◆ Work to complete: Repeat the lines below exactly as they appear, but leave out the images.

##### Supplied information #####

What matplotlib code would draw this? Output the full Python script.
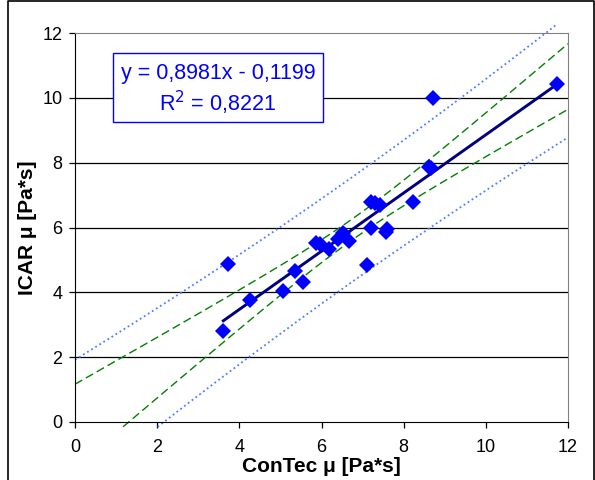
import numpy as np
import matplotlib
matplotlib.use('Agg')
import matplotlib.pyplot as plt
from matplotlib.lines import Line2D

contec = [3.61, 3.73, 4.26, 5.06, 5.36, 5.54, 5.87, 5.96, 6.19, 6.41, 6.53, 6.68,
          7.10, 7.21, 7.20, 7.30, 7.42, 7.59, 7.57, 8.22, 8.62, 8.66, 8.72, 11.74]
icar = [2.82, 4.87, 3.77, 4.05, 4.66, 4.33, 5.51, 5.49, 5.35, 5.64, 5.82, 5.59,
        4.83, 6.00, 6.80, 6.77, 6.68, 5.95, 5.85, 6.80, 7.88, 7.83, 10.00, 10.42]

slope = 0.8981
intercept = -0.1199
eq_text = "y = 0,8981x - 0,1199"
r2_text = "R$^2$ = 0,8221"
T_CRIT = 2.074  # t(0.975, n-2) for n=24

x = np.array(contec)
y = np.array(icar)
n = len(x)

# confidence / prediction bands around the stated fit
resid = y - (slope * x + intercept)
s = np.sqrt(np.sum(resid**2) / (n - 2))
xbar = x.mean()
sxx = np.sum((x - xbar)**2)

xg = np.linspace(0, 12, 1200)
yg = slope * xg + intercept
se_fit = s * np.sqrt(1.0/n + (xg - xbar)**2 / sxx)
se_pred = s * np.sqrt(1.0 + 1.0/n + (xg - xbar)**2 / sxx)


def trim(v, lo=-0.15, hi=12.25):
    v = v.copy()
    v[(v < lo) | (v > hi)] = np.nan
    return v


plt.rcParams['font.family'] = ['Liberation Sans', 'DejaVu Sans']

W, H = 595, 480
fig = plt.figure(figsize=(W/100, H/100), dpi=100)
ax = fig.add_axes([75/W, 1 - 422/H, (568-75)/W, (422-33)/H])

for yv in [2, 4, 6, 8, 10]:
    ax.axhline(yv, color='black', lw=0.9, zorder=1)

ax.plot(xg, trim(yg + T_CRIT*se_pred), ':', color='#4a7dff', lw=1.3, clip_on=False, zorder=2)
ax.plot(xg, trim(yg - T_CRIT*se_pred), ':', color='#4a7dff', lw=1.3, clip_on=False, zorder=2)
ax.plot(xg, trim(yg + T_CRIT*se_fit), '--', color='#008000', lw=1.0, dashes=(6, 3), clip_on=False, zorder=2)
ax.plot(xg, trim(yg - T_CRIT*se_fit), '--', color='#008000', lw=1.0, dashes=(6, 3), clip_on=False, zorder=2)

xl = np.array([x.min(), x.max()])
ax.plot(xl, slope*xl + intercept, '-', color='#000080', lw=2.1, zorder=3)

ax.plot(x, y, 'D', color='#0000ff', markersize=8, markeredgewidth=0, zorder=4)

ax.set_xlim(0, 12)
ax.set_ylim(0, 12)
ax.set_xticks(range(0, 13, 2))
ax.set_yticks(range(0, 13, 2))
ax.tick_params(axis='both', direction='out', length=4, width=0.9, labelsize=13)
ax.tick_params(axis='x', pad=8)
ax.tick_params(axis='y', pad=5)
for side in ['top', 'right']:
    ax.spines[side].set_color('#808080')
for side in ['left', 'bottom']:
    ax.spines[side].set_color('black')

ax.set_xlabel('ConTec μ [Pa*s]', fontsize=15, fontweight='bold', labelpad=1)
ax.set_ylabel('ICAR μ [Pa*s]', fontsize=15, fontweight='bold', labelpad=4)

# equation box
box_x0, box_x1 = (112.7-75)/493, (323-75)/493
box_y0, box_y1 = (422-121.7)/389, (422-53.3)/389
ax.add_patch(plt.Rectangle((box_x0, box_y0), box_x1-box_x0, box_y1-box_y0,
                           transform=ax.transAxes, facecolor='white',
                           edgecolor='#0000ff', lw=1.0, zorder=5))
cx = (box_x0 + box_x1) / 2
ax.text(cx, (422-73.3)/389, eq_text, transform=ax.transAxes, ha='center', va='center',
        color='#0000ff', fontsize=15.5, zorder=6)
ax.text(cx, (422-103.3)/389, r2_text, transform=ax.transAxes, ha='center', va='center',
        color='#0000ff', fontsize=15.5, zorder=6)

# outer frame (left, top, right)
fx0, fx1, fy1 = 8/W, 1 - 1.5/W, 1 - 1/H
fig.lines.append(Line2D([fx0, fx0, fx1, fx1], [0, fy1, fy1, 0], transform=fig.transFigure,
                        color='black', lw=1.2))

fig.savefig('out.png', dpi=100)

#####

◆ Answer:
What matplotlib code would draw this? Output the full Python script.
import numpy as np
import matplotlib
matplotlib.use('Agg')
import matplotlib.pyplot as plt
from matplotlib.lines import Line2D

contec = [3.61, 3.73, 4.26, 5.06, 5.36, 5.54, 5.87, 5.96, 6.19, 6.41, 6.53, 6.68,
          7.10, 7.21, 7.20, 7.30, 7.42, 7.59, 7.57, 8.22, 8.62, 8.66, 8.72, 11.74]
icar = [2.82, 4.87, 3.77, 4.05, 4.66, 4.33, 5.51, 5.49, 5.35, 5.64, 5.82, 5.59,
        4.83, 6.00, 6.80, 6.77, 6.68, 5.95, 5.85, 6.80, 7.88, 7.83, 10.00, 10.42]

slope = 0.8981
intercept = -0.1199
eq_text = "y = 0,8981x - 0,1199"
r2_text = "R$^2$ = 0,8221"
T_CRIT = 2.074  # t(0.975, n-2) for n=24

x = np.array(contec)
y = np.array(icar)
n = len(x)

# confidence / prediction bands around the stated fit
resid = y - (slope * x + intercept)
s = np.sqrt(np.sum(resid**2) / (n - 2))
xbar = x.mean()
sxx = np.sum((x - xbar)**2)

xg = np.linspace(0, 12, 1200)
yg = slope * xg + intercept
se_fit = s * np.sqrt(1.0/n + (xg - xbar)**2 / sxx)
se_pred = s * np.sqrt(1.0 + 1.0/n + (xg - xbar)**2 / sxx)


def trim(v, lo=-0.15, hi=12.25):
    v = v.copy()
    v[(v < lo) | (v > hi)] = np.nan
    return v


plt.rcParams['font.family'] = ['Liberation Sans', 'DejaVu Sans']

W, H = 595, 480
fig = plt.figure(figsize=(W/100, H/100), dpi=100)
ax = fig.add_axes([75/W, 1 - 422/H, (568-75)/W, (422-33)/H])

for yv in [2, 4, 6, 8, 10]:
    ax.axhline(yv, color='black', lw=0.9, zorder=1)

ax.plot(xg, trim(yg + T_CRIT*se_pred), ':', color='#4a7dff', lw=1.3, clip_on=False, zorder=2)
ax.plot(xg, trim(yg - T_CRIT*se_pred), ':', color='#4a7dff', lw=1.3, clip_on=False, zorder=2)
ax.plot(xg, trim(yg + T_CRIT*se_fit), '--', color='#008000', lw=1.0, dashes=(6, 3), clip_on=False, zorder=2)
ax.plot(xg, trim(yg - T_CRIT*se_fit), '--', color='#008000', lw=1.0, dashes=(6, 3), clip_on=False, zorder=2)

xl = np.array([x.min(), x.max()])
ax.plot(xl, slope*xl + intercept, '-', color='#000080', lw=2.1, zorder=3)

ax.plot(x, y, 'D', color='#0000ff', markersize=8, markeredgewidth=0, zorder=4)

ax.set_xlim(0, 12)
ax.set_ylim(0, 12)
ax.set_xticks(range(0, 13, 2))
ax.set_yticks(range(0, 13, 2))
ax.tick_params(axis='both', direction='out', length=4, width=0.9, labelsize=13)
ax.tick_params(axis='x', pad=8)
ax.tick_params(axis='y', pad=5)
for side in ['top', 'right']:
    ax.spines[side].set_color('#808080')
for side in ['left', 'bottom']:
    ax.spines[side].set_color('black')

ax.set_xlabel('ConTec μ [Pa*s]', fontsize=15, fontweight='bold', labelpad=1)
ax.set_ylabel('ICAR μ [Pa*s]', fontsize=15, fontweight='bold', labelpad=4)

# equation box
box_x0, box_x1 = (112.7-75)/493, (323-75)/493
box_y0, box_y1 = (422-121.7)/389, (422-53.3)/389
ax.add_patch(plt.Rectangle((box_x0, box_y0), box_x1-box_x0, box_y1-box_y0,
                           transform=ax.transAxes, facecolor='white',
                           edgecolor='#0000ff', lw=1.0, zorder=5))
cx = (box_x0 + box_x1) / 2
ax.text(cx, (422-73.3)/389, eq_text, transform=ax.transAxes, ha='center', va='center',
        color='#0000ff', fontsize=15.5, zorder=6)
ax.text(cx, (422-103.3)/389, r2_text, transform=ax.transAxes, ha='center', va='center',
        color='#0000ff', fontsize=15.5, zorder=6)

# outer frame (left, top, right)
fx0, fx1, fy1 = 8/W, 1 - 1.5/W, 1 - 1/H
fig.lines.append(Line2D([fx0, fx0, fx1, fx1], [0, fy1, fy1, 0], transform=fig.transFigure,
                        color='black', lw=1.2))

fig.savefig('out.png', dpi=100)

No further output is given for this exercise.